Despite its relatively small footprint, House MM in north Amsterdam boasts significant internal volume. Chris Collaris Architects transformed a once-old-and-decaying brick house by using every inch of the allocation plan to the new home’s advantage—made possible by the clever mitigation of restricted roof heights. The outcome is an increase in volume that results in a spacious interior. Finished with protective wax-coated pinewood cladding in black, the home's exterior is clean lined and makes a bold statement standing out almost brazenly among its more mellow peers.

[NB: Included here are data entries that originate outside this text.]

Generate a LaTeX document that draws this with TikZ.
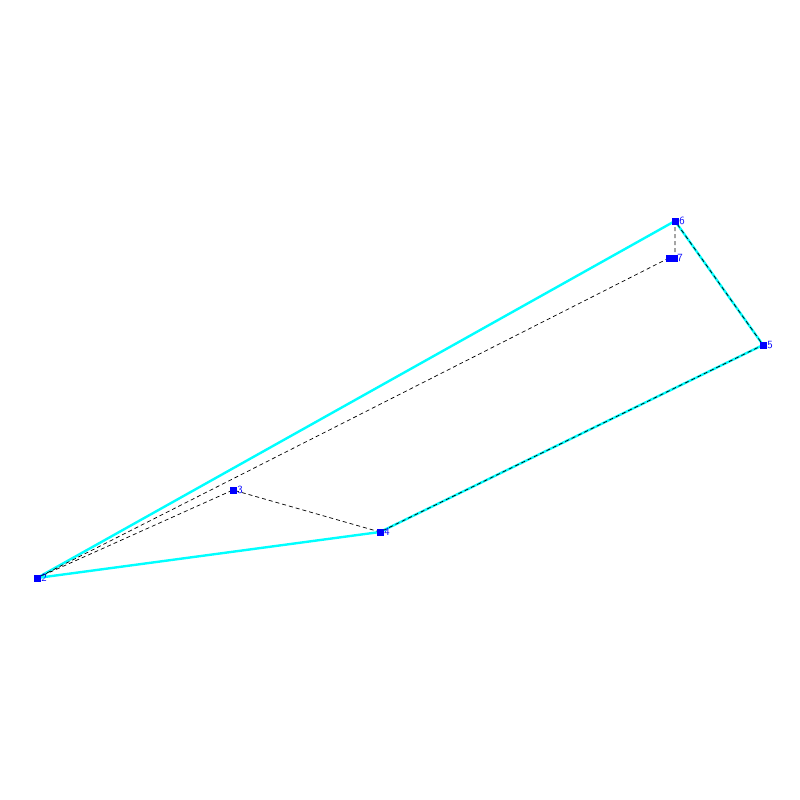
\documentclass[tikz,border=0pt]{standalone}
\definecolor{cyn}{RGB}{0,255,255}
\definecolor{blu}{RGB}{0,0,255}
\begin{document}
\begin{tikzpicture}[x=1pt,y=-1pt,
  pt/.style={fill=blu,inner sep=0pt,minimum size=7pt},
  lbl/.style={text=blu,font=\sffamily\fontsize{11}{11}\selectfont,anchor=west,inner sep=0pt,xshift=0.5pt},
  edge/.style={cyn,line width=2.4pt},
  dsh/.style={black,line width=0.7pt,dash pattern=on 4pt off 3pt}]
\useasboundingbox (0,0) rectangle (800,800);
\fill[white] (0,0) rectangle (800,800);
\coordinate (c2) at (37,578);
\coordinate (c3) at (233,490);
\coordinate (c4) at (380,532);
\coordinate (c5) at (763,345);
\coordinate (c6) at (675,221);
\coordinate (c7) at (669,258);
\coordinate (c7b) at (675,258);
\draw[edge] (c2) -- (c6) -- (c5) -- (c4) -- (c2);
\draw[dsh] (c2) -- (c3) -- (c4) -- (c5) -- (c6) -- (c7b);
\draw[dsh] (c7) -- (c2);
\node[pt] (n2) at (c2) {};
\node[pt] (n3) at (c3) {};
\node[pt] (n4) at (c4) {};
\node[pt] (n5) at (c5) {};
\node[pt] (n6) at (c6) {};
\node[pt,minimum width=12pt] (n7) at (672,258) {};
\node[lbl] at (n2.east) {2};
\node[lbl] at (n3.east) {3};
\node[lbl] at (n4.east) {4};
\node[lbl] at (n5.east) {5};
\node[lbl] at (n6.east) {6};
\node[lbl,xshift=-1.5pt] at (n7.east) {7};
\end{tikzpicture}
\end{document}
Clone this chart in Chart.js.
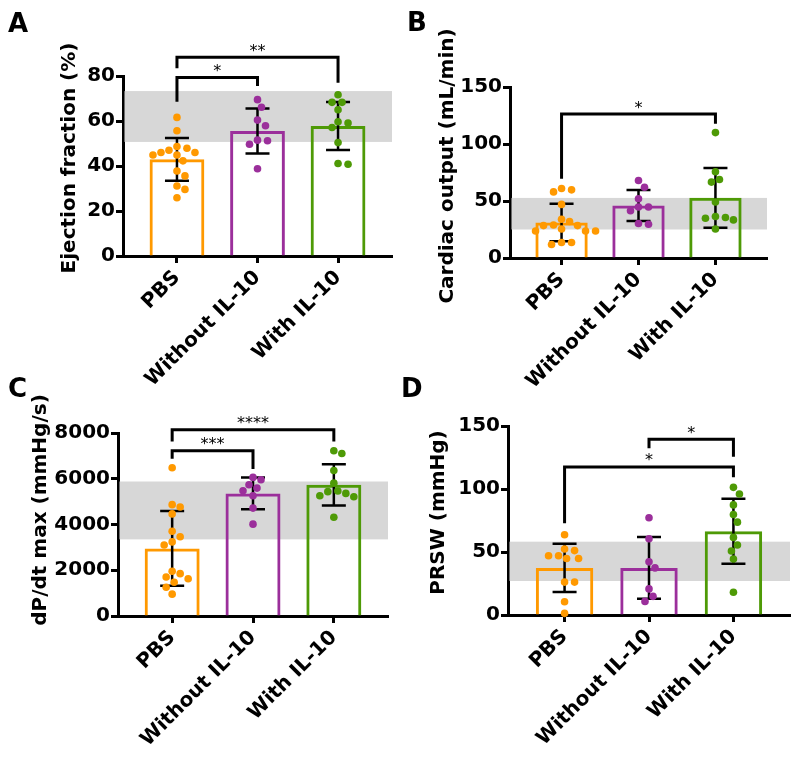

This timber cladding yields only in precise areas for large windows throughout that invite light in and present delightful views, with full-height glazing that opens onto a terrace overlooking the gardens.
Turning a shipping container into a home is rarely as simple as it sounds, but design studio LOT-EK set out to prove that these vessels could become the raw material for an efficient prefab construction process with a house in upstate New York. Victoria Masters, Dave Sutton, and their daughter, Bowie, live in the six merged containers.